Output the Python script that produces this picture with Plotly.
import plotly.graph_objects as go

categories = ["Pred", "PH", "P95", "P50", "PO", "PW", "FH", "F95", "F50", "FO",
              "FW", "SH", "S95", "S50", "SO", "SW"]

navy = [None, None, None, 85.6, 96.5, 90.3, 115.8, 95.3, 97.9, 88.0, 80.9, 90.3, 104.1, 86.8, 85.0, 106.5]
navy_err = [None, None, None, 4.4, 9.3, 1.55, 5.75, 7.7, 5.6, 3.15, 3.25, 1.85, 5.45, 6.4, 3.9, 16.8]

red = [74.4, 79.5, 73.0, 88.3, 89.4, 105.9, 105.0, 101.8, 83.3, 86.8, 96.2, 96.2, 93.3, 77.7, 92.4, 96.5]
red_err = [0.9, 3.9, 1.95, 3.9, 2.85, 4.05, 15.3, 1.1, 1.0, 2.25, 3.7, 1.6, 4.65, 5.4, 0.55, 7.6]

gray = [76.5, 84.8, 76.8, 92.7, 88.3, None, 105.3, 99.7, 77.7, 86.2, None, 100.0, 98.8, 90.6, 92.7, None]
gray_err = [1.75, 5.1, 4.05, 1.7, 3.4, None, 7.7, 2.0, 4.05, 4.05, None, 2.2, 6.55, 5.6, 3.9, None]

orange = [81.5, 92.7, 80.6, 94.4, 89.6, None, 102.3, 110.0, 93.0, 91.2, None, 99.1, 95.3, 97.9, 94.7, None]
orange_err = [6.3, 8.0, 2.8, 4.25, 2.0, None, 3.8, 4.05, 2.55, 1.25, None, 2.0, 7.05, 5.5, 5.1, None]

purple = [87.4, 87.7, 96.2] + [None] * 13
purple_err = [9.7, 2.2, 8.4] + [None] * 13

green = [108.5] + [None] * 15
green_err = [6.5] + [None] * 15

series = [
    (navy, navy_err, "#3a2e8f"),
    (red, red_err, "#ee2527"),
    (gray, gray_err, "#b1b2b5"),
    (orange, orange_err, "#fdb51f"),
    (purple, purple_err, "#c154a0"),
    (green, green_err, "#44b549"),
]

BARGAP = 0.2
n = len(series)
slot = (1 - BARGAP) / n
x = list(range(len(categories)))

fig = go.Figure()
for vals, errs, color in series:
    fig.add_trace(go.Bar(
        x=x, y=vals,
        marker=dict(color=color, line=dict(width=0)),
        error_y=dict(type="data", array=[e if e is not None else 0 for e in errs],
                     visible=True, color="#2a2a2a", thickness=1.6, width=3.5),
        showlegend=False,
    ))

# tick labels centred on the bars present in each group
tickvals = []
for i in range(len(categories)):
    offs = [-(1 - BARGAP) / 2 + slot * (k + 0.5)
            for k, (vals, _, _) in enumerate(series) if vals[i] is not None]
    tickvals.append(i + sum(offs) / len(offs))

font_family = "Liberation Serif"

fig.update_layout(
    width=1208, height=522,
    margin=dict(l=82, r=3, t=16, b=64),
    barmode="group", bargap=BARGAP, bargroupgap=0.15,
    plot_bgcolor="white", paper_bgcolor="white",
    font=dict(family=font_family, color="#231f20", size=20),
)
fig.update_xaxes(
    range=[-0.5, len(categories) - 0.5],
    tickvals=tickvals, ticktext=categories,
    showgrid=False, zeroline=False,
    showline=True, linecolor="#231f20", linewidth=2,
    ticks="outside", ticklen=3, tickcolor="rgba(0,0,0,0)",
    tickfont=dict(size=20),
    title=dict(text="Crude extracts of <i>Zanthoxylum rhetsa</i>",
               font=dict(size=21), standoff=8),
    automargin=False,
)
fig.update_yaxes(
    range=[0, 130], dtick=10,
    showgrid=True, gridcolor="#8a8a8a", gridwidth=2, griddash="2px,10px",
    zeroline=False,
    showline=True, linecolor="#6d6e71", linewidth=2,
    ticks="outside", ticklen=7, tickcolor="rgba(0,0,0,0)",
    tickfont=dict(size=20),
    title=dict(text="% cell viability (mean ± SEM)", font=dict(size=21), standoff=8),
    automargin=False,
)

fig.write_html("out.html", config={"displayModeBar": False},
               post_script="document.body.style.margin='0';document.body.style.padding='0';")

=-=-=-=-=

**GOAL OF THE EXERCISE**
Go through the listing and print each line exactly as it appears.

**WRITTEN SOLUTION**
Output the Python script that produces this picture with Plotly.
import plotly.graph_objects as go

categories = ["Pred", "PH", "P95", "P50", "PO", "PW", "FH", "F95", "F50", "FO",
              "FW", "SH", "S95", "S50", "SO", "SW"]

navy = [None, None, None, 85.6, 96.5, 90.3, 115.8, 95.3, 97.9, 88.0, 80.9, 90.3, 104.1, 86.8, 85.0, 106.5]
navy_err = [None, None, None, 4.4, 9.3, 1.55, 5.75, 7.7, 5.6, 3.15, 3.25, 1.85, 5.45, 6.4, 3.9, 16.8]

red = [74.4, 79.5, 73.0, 88.3, 89.4, 105.9, 105.0, 101.8, 83.3, 86.8, 96.2, 96.2, 93.3, 77.7, 92.4, 96.5]
red_err = [0.9, 3.9, 1.95, 3.9, 2.85, 4.05, 15.3, 1.1, 1.0, 2.25, 3.7, 1.6, 4.65, 5.4, 0.55, 7.6]

gray = [76.5, 84.8, 76.8, 92.7, 88.3, None, 105.3, 99.7, 77.7, 86.2, None, 100.0, 98.8, 90.6, 92.7, None]
gray_err = [1.75, 5.1, 4.05, 1.7, 3.4, None, 7.7, 2.0, 4.05, 4.05, None, 2.2, 6.55, 5.6, 3.9, None]

orange = [81.5, 92.7, 80.6, 94.4, 89.6, None, 102.3, 110.0, 93.0, 91.2, None, 99.1, 95.3, 97.9, 94.7, None]
orange_err = [6.3, 8.0, 2.8, 4.25, 2.0, None, 3.8, 4.05, 2.55, 1.25, None, 2.0, 7.05, 5.5, 5.1, None]

purple = [87.4, 87.7, 96.2] + [None] * 13
purple_err = [9.7, 2.2, 8.4] + [None] * 13

green = [108.5] + [None] * 15
green_err = [6.5] + [None] * 15

series = [
    (navy, navy_err, "#3a2e8f"),
    (red, red_err, "#ee2527"),
    (gray, gray_err, "#b1b2b5"),
    (orange, orange_err, "#fdb51f"),
    (purple, purple_err, "#c154a0"),
    (green, green_err, "#44b549"),
]

BARGAP = 0.2
n = len(series)
slot = (1 - BARGAP) / n
x = list(range(len(categories)))

fig = go.Figure()
for vals, errs, color in series:
    fig.add_trace(go.Bar(
        x=x, y=vals,
        marker=dict(color=color, line=dict(width=0)),
        error_y=dict(type="data", array=[e if e is not None else 0 for e in errs],
                     visible=True, color="#2a2a2a", thickness=1.6, width=3.5),
        showlegend=False,
    ))

# tick labels centred on the bars present in each group
tickvals = []
for i in range(len(categories)):
    offs = [-(1 - BARGAP) / 2 + slot * (k + 0.5)
            for k, (vals, _, _) in enumerate(series) if vals[i] is not None]
    tickvals.append(i + sum(offs) / len(offs))

font_family = "Liberation Serif"

fig.update_layout(
    width=1208, height=522,
    margin=dict(l=82, r=3, t=16, b=64),
    barmode="group", bargap=BARGAP, bargroupgap=0.15,
    plot_bgcolor="white", paper_bgcolor="white",
    font=dict(family=font_family, color="#231f20", size=20),
)
fig.update_xaxes(
    range=[-0.5, len(categories) - 0.5],
    tickvals=tickvals, ticktext=categories,
    showgrid=False, zeroline=False,
    showline=True, linecolor="#231f20", linewidth=2,
    ticks="outside", ticklen=3, tickcolor="rgba(0,0,0,0)",
    tickfont=dict(size=20),
    title=dict(text="Crude extracts of <i>Zanthoxylum rhetsa</i>",
               font=dict(size=21), standoff=8),
    automargin=False,
)
fig.update_yaxes(
    range=[0, 130], dtick=10,
    showgrid=True, gridcolor="#8a8a8a", gridwidth=2, griddash="2px,10px",
    zeroline=False,
    showline=True, linecolor="#6d6e71", linewidth=2,
    ticks="outside", ticklen=7, tickcolor="rgba(0,0,0,0)",
    tickfont=dict(size=20),
    title=dict(text="% cell viability (mean ± SEM)", font=dict(size=21), standoff=8),
    automargin=False,
)

fig.write_html("out.html", config={"displayModeBar": False},
               post_script="document.body.style.margin='0';document.body.style.padding='0';")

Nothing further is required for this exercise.